After it has completed its survey of Vesta, Dawn will resume thrusting, spiraling down to its next science orbit for an even closer view. We will learn more about that in a subsequent log.

Meanwhile, as the craft continues to propel itself toward its destination, traveling farther and longer than ever, it will pass 3 milestones on its journey next month. Look for a NASA news release soon on a record it will set as it keeps thrusting with its ion propulsion system. We will describe that in the next log.

On June 23, Dawn will have been in flight for 1000 days. No doubt readers will enjoy taking a minute (at least, for those who read 61,000 words per minute) to reread all the logs since launch to recall some of what has occurred so far during the mission.

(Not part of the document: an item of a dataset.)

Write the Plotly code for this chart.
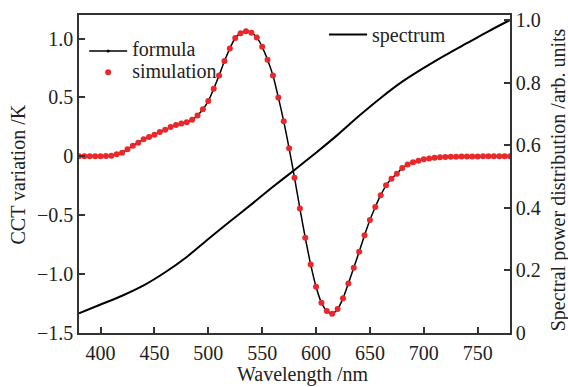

While much has already been accomplished, the great rewards lie ahead, as Dawn pushes deeper into the asteroid belt, where it will explore faraway new worlds.

On June 3, Dawn will be exactly twice as far from Earth as Earth is from the Sun. Of course, the distance between the planet and the star does not matter for the spacecraft; it is on its own independent journey through the solar system. Nevertheless, such an occasion may provide some terrestrial readers with another opportunity to reflect upon the nature of such a journey. Dawn's trek is not simply that of a robot in space. Although in a narrow sense the ship is sailing the cosmic seas on its own, there is much more to the voyage than that. Such a mission represents a journey by a remarkable species that does not allow its physical confinement to the vicinity of its home planet to keep it from reaching ever farther in its pursuit of knowledge and its quest for grand and noble adventures.

Dawn is 1.96 AU (293 million kilometers or 182 million miles) from Earth, or 760 times as far as the Moon and 1.93 times as far as the Sun. Radio signals, traveling at the universal limit of the speed of light, take 33 minutes to make the round trip.